__GOAL__. Determine how many lines contain the string "this". Reply with that figure and nothing else.

__PROVIDED DATA__.
========================

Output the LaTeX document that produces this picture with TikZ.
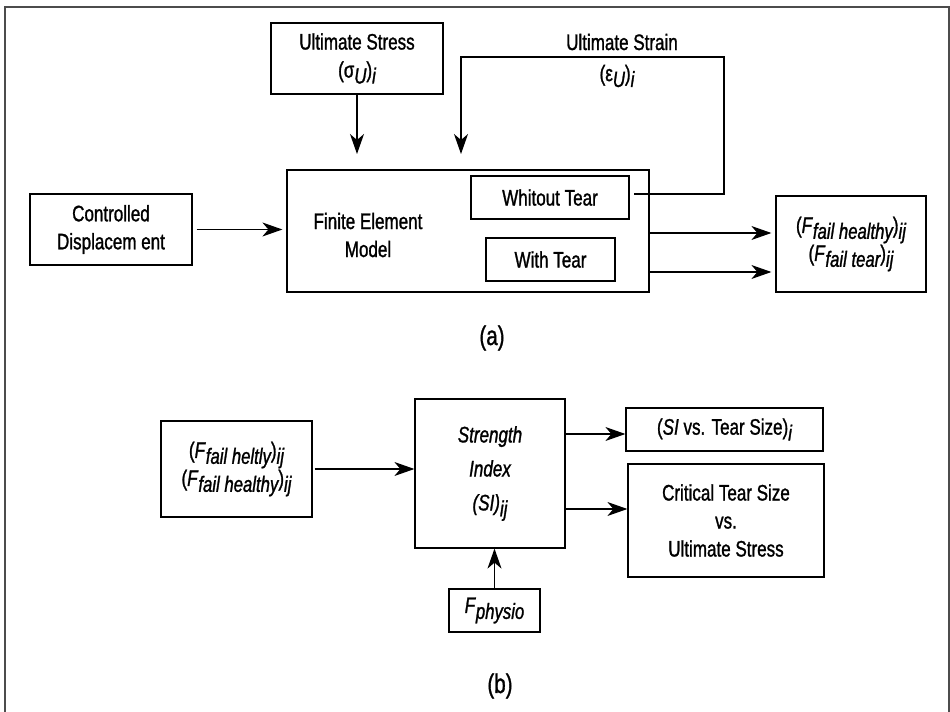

========================

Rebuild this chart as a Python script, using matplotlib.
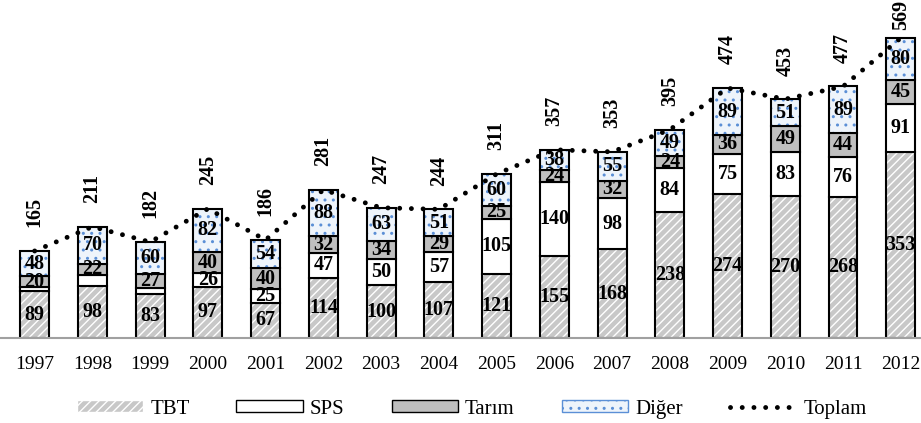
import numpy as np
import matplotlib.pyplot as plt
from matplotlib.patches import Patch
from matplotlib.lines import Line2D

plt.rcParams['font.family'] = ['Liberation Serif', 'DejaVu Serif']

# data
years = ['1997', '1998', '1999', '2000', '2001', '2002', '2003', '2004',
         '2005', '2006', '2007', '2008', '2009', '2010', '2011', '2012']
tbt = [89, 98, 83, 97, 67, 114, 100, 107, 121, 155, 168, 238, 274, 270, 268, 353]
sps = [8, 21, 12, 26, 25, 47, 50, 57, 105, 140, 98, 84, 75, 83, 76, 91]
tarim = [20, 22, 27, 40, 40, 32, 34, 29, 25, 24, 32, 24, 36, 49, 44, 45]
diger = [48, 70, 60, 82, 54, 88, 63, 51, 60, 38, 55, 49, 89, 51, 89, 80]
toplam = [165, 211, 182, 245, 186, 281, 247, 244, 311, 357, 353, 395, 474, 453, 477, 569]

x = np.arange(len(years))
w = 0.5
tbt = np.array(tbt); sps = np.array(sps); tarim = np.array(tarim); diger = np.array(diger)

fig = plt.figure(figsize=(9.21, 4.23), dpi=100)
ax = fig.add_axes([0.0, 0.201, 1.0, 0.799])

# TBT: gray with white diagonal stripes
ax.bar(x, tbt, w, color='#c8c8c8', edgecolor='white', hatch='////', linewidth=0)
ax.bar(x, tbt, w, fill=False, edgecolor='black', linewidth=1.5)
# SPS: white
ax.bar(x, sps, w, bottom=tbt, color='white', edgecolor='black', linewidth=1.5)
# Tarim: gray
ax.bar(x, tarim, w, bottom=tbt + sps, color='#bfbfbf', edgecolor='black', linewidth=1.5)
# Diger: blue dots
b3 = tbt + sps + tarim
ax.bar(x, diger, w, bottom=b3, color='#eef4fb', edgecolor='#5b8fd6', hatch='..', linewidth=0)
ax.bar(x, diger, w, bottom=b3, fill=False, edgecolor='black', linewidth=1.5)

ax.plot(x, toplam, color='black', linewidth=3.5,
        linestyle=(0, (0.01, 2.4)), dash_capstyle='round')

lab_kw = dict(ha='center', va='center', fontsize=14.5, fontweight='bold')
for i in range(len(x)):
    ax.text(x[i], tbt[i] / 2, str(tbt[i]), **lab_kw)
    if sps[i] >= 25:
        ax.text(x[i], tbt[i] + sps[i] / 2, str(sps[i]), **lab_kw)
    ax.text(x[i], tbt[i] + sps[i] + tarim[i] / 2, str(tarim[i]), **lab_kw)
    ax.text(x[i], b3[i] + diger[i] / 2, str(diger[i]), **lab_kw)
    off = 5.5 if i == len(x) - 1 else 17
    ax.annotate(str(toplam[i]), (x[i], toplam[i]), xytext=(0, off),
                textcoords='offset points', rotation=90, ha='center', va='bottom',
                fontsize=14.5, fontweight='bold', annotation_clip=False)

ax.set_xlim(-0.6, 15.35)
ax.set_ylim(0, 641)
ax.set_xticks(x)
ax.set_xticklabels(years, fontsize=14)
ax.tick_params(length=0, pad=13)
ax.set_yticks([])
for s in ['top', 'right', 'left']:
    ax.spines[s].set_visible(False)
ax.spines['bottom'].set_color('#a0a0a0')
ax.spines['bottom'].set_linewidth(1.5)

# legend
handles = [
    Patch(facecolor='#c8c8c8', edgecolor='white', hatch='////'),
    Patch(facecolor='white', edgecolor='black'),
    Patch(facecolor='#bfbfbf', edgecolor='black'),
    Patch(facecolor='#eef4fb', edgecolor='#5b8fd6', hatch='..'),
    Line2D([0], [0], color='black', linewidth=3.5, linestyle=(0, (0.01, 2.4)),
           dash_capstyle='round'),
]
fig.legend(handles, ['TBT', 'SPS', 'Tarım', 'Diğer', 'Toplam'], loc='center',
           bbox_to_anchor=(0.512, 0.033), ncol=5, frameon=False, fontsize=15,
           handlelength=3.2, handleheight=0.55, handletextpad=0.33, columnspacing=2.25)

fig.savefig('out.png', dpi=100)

========================

__TASK RESPONSE__. 2